Tak Berkategori  

Kisah Sahabat Ammar bin Yasir (570-657) dan Perjuangannya Dalam Membela Islam

Avatar
Google News
Kisah Sahabat Ammar bin Yasir (570-657) dan Perjuangannya Dalam Membela Islam
Kisah Sahabat Ammar bin Yasir (570-657) dan Perjuangannya Dalam Membela Islam
Daftar Isi

Kisah Sahabat Ammar bin Yasir (570-657) dan Perjuangannya Dalam Membela Islam

Surau.co – Ammar bin Yasir adalah anak dari Sumayyah binti Khayyat dan Yasir bin Amir, yang merupakan salah satu dari orang yang terawal dalam memeluk agama Islam, sebagaimana halnya orang shalih yang diberi petunjuk oleh Allah.

Mereka cukup menderita karena siksaan dan kekejaman Quraisy. Mengenai penyiksaan mereka, kaum kafir Quraisy menyerahkan kepada Bani Makhzum.

Setiap hari Yasir, Sumayyah dan Ammar bin Yasir dibawa kepadang pasir Makkah yang sangat panas, lalu didera dengan berbagai azab dan siksa.

Pengorbanan-pengorbanan mulia yang dahsyat ini tak ubahnya dengan tumbal yang akan menjamin kelangsungan bagi agama dan aqidah sebagai sebuah keteguhan yang takkan lapuk.

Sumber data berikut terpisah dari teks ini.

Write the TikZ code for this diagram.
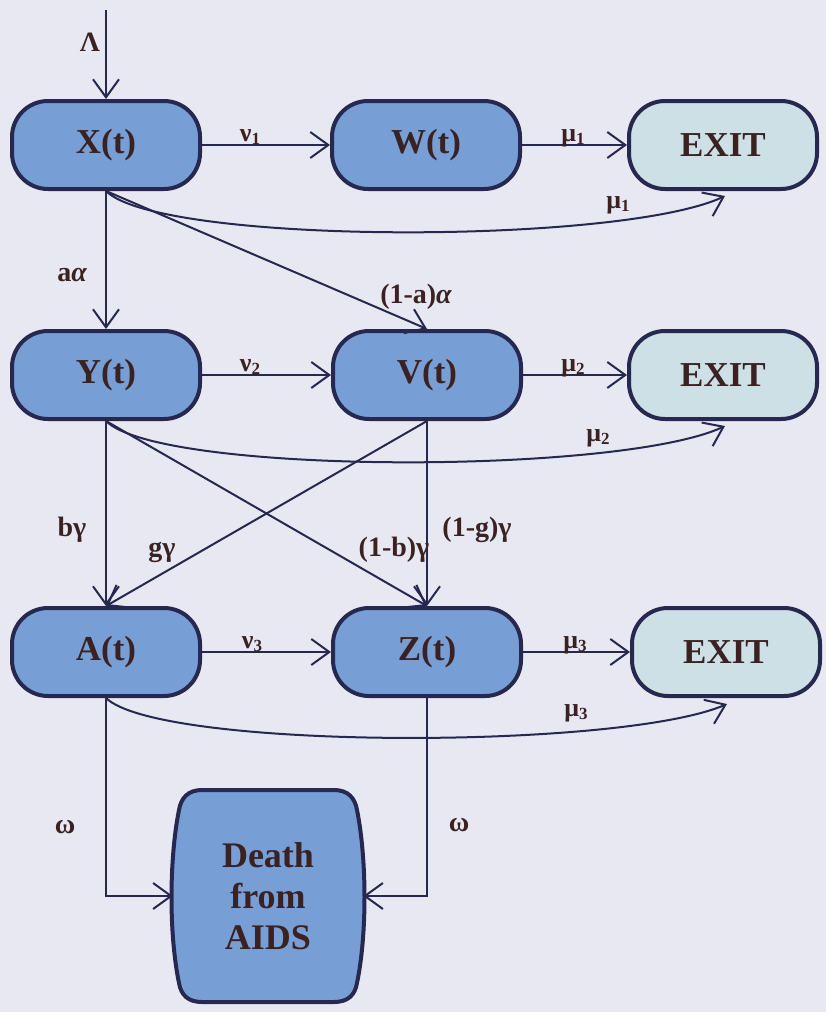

Sumayyah telah menunjukkan sikap dan pendirian yang tangguh. Suatu sikap yang telah menjadikannya sebagai seorang wanita yang menjadi contoh teladan bagi orang-orang mukmin di setiap zaman. Penderitaan dan pengalaman Sumayyah dari siksaan ini sangat menakutkan.

Maka Sumayyah, Yasir dan Ammar termasuk di antara golongan luar biasa yang memperoleh berkah ini. Dengan pengorbanan, ketekunan dan keuletan mereka itu dapat memperteguh kebesaran dan keabadian Islam.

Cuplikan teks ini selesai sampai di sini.